→ **Problem**
Find and copy each line of the records where the string "chart" shows up.

=== Input data ===

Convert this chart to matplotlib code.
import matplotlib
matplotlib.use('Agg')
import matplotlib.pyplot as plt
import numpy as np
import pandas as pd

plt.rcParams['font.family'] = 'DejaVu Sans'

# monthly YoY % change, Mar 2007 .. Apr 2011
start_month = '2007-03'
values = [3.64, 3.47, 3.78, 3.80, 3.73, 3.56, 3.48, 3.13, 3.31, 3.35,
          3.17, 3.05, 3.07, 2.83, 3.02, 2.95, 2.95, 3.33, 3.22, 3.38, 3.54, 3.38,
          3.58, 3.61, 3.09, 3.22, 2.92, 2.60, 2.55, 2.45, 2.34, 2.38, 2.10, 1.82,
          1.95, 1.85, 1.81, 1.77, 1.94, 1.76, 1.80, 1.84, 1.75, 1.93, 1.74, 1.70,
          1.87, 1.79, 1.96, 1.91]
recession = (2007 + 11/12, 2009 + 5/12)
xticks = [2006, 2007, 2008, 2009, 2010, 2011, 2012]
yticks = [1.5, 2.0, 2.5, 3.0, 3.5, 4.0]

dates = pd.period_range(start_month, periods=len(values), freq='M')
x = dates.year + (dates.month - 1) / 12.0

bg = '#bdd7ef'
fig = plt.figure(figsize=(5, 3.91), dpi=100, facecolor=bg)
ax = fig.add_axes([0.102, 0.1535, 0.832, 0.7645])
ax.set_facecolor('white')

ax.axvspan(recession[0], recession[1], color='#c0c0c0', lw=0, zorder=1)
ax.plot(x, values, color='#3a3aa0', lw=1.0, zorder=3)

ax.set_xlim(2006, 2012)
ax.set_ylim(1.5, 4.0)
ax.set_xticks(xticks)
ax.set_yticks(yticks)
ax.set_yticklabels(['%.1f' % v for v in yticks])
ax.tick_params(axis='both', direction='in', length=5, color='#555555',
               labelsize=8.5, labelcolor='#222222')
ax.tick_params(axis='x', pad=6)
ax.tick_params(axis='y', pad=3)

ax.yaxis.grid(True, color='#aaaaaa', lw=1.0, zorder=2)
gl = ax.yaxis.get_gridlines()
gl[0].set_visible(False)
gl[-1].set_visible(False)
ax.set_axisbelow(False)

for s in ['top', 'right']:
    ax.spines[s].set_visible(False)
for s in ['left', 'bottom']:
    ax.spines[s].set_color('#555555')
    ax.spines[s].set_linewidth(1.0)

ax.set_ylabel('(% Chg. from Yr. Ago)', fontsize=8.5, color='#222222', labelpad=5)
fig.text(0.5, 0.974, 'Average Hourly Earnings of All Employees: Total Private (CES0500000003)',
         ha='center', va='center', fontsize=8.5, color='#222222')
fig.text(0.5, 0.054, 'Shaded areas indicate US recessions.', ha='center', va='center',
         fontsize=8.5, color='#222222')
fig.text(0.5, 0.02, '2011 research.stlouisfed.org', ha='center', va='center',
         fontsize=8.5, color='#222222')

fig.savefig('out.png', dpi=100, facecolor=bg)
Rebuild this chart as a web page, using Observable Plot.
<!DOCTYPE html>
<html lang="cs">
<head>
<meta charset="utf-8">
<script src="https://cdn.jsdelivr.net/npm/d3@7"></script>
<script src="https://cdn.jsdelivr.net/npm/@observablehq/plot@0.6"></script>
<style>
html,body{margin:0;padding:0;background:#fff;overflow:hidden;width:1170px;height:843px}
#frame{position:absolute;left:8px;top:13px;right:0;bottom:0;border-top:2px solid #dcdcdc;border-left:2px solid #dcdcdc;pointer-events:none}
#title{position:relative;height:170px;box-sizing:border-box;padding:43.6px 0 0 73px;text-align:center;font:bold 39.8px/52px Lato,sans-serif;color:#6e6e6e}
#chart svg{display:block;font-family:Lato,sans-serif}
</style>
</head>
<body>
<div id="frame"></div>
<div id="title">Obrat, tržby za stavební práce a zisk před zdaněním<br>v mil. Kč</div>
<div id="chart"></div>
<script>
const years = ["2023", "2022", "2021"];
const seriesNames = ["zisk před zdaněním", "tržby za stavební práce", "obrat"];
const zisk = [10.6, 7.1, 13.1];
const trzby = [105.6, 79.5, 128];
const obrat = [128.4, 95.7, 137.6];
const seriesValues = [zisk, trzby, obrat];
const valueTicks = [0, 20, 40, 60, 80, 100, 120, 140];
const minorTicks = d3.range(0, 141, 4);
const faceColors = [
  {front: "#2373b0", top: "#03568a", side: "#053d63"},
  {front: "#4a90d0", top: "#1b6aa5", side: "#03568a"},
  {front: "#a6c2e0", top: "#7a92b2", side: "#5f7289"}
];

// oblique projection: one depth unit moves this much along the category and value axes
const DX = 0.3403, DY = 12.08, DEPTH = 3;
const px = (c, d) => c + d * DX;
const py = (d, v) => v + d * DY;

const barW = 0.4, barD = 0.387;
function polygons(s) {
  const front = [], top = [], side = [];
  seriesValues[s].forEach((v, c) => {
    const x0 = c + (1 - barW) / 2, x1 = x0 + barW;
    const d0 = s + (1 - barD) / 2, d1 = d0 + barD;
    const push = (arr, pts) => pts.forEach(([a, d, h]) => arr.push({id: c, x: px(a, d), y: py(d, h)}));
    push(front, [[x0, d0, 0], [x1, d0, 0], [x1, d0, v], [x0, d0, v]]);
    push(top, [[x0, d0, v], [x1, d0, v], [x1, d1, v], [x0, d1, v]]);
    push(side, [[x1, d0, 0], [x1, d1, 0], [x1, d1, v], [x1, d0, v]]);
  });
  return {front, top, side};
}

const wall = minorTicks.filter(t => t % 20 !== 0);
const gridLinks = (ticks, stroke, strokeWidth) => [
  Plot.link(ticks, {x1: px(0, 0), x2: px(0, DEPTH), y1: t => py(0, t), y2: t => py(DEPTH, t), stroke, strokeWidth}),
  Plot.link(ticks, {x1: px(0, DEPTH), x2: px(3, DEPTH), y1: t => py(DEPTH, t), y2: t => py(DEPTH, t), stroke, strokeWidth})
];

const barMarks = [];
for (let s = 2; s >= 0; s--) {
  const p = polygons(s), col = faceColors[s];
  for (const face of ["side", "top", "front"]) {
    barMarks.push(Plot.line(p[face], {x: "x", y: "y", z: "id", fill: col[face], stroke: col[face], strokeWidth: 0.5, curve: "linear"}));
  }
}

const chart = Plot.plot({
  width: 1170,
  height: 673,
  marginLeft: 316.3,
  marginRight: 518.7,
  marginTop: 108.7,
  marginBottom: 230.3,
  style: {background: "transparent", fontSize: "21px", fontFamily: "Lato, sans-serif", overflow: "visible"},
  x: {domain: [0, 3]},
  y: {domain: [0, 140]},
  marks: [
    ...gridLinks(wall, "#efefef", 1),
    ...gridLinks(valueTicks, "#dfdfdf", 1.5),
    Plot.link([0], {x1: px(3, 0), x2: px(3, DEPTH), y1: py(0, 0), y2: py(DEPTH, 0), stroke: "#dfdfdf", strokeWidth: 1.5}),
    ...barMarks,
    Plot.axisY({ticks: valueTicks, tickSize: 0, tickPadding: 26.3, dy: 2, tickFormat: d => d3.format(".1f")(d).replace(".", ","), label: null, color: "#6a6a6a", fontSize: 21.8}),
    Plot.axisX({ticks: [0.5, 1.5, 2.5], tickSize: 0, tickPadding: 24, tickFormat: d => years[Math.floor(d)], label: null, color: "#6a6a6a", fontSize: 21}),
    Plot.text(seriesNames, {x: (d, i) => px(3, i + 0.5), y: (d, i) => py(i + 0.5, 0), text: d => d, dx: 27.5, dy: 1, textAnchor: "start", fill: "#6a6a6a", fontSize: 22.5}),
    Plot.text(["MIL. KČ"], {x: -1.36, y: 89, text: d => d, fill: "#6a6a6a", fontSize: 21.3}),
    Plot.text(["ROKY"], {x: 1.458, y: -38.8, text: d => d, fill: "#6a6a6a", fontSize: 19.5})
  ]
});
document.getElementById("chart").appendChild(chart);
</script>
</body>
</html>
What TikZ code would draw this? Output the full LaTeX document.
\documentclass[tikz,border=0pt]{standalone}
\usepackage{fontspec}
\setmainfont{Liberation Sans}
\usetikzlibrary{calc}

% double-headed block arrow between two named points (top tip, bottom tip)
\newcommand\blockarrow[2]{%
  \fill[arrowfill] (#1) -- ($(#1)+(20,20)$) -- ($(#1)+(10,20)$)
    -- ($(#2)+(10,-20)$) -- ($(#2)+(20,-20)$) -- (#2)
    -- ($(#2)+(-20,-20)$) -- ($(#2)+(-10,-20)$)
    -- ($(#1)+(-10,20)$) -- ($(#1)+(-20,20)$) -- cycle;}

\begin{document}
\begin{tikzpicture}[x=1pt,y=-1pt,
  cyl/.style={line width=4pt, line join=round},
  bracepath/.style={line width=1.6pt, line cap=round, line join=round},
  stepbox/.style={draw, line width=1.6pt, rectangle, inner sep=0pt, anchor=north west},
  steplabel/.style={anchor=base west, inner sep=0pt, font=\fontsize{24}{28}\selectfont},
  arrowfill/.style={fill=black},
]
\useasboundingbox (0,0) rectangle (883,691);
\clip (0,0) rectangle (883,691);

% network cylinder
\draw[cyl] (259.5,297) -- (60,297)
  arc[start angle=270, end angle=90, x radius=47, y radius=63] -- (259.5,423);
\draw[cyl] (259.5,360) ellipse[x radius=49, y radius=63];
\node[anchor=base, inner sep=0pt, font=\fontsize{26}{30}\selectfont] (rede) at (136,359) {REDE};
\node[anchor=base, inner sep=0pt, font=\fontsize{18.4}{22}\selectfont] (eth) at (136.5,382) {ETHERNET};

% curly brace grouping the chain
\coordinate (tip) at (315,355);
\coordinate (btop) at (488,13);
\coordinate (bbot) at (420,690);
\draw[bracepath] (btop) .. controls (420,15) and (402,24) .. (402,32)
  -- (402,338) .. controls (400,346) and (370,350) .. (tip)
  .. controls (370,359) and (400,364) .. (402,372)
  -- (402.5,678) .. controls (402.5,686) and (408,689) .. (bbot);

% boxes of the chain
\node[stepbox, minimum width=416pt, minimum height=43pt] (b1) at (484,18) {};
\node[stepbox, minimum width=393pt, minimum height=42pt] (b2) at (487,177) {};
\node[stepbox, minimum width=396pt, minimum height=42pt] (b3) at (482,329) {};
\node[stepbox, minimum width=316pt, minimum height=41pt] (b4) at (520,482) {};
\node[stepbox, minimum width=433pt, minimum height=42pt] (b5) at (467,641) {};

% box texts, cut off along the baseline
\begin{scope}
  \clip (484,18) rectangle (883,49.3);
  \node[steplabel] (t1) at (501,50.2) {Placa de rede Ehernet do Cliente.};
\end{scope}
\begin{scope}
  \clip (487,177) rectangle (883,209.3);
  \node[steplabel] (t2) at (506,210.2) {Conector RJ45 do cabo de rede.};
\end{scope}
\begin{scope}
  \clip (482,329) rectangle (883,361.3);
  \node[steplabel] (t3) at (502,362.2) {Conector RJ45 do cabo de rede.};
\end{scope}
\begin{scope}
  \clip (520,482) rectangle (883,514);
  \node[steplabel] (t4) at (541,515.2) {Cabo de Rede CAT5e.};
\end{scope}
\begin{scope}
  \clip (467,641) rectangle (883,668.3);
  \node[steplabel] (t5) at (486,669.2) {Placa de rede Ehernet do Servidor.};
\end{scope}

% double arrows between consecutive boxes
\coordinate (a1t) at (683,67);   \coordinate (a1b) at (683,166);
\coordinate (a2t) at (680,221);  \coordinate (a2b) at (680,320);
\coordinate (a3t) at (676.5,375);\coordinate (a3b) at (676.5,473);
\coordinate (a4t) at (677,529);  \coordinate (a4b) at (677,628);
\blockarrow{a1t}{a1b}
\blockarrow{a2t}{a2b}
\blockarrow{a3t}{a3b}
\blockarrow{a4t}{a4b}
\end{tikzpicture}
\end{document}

===

→ **Response to the task**
Convert this chart to matplotlib code.
Rebuild this chart as a web page, using Observable Plot.
#chart svg{display:block;font-family:Lato,sans-serif}
<div id="chart"></div>
const chart = Plot.plot({
document.getElementById("chart").appendChild(chart);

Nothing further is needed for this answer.